-- BEGIN INFORMATION SHOWN --

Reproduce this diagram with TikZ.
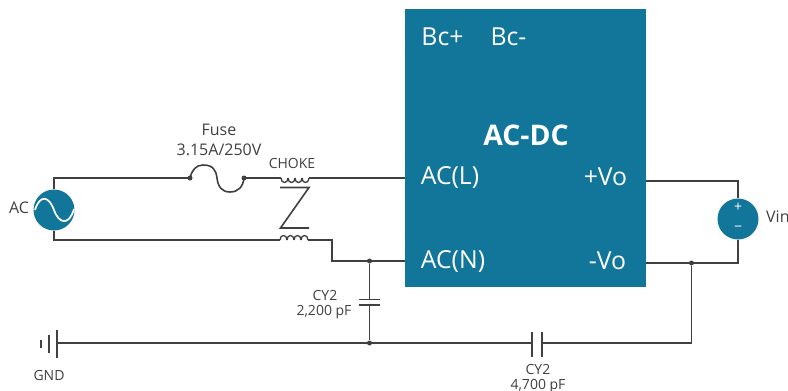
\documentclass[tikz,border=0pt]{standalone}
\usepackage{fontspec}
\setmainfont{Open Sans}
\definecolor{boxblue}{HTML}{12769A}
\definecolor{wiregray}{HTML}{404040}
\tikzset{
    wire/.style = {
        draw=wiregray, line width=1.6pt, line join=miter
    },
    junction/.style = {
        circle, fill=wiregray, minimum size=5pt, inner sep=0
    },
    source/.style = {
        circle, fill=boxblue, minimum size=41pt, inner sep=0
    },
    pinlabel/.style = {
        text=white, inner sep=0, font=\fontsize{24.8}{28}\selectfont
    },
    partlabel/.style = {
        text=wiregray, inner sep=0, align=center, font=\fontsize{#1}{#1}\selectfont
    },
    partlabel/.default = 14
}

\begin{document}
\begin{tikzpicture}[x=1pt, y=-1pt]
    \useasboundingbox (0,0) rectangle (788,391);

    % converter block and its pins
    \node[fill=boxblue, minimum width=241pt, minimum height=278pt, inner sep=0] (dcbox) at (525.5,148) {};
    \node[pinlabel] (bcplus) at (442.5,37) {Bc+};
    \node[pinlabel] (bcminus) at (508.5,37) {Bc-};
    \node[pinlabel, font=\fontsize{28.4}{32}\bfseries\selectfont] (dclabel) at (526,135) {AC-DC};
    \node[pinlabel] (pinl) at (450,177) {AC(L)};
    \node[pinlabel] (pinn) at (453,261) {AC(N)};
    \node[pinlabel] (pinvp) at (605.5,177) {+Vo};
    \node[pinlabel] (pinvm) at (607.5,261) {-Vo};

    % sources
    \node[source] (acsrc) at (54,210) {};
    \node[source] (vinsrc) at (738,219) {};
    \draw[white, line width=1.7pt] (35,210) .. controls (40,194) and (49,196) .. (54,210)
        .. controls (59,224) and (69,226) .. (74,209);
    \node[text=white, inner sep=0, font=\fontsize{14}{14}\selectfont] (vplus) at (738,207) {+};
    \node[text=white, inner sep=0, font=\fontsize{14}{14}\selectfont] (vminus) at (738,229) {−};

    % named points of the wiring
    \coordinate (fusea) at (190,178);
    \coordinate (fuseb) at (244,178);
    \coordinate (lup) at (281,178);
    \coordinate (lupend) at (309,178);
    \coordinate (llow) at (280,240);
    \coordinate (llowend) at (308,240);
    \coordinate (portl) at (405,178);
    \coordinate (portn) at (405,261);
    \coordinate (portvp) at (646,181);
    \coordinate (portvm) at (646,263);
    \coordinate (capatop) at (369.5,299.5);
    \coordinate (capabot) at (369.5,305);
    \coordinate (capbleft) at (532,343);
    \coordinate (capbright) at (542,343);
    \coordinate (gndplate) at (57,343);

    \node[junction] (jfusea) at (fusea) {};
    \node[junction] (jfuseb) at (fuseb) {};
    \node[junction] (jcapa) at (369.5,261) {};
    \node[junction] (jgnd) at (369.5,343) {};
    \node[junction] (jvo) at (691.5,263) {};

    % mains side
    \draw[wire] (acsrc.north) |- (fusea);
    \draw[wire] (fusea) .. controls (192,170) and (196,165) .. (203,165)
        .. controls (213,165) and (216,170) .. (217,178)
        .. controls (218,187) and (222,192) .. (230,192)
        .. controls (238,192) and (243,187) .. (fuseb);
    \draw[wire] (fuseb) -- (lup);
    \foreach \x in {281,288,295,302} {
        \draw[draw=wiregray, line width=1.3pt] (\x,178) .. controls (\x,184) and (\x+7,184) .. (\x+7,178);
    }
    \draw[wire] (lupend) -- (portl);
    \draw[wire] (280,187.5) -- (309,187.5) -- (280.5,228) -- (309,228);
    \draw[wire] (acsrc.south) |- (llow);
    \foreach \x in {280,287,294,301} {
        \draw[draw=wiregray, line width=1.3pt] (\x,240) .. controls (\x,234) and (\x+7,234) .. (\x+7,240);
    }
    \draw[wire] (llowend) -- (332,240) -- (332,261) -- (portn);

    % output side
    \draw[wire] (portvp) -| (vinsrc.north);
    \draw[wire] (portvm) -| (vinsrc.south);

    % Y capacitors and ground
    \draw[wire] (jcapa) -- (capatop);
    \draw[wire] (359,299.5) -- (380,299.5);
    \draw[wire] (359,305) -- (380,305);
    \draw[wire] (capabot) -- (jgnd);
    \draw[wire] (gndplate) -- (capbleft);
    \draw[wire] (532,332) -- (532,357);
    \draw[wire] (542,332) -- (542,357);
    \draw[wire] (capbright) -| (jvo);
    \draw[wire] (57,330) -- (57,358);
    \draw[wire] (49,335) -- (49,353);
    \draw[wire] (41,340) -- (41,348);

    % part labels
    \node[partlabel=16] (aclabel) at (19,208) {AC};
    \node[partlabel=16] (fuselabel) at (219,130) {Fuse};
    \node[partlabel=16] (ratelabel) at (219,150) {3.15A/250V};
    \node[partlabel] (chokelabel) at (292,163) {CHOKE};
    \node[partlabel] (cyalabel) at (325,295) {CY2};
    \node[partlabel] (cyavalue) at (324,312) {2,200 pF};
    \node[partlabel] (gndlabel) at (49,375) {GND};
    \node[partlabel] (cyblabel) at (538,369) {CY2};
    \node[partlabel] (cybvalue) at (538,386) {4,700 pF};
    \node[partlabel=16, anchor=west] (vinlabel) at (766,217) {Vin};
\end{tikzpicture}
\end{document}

-- END INFORMATION SHOWN --

> _YOUR GOAL_
Give again, exactly, the lines from the start of the data through the one holding "(0,0) rectangle (788,391);"; omit the pictures.

> _ANSWER TO THIS PROBLEM_
Reproduce this diagram with TikZ.
\documentclass[tikz,border=0pt]{standalone}
\usepackage{fontspec}
\setmainfont{Open Sans}
\definecolor{boxblue}{HTML}{12769A}
\definecolor{wiregray}{HTML}{404040}
\tikzset{
    wire/.style = {
        draw=wiregray, line width=1.6pt, line join=miter
    },
    junction/.style = {
        circle, fill=wiregray, minimum size=5pt, inner sep=0
    },
    source/.style = {
        circle, fill=boxblue, minimum size=41pt, inner sep=0
    },
    pinlabel/.style = {
        text=white, inner sep=0, font=\fontsize{24.8}{28}\selectfont
    },
    partlabel/.style = {
        text=wiregray, inner sep=0, align=center, font=\fontsize{#1}{#1}\selectfont
    },
    partlabel/.default = 14
}

\begin{document}
\begin{tikzpicture}[x=1pt, y=-1pt]
    \useasboundingbox (0,0) rectangle (788,391);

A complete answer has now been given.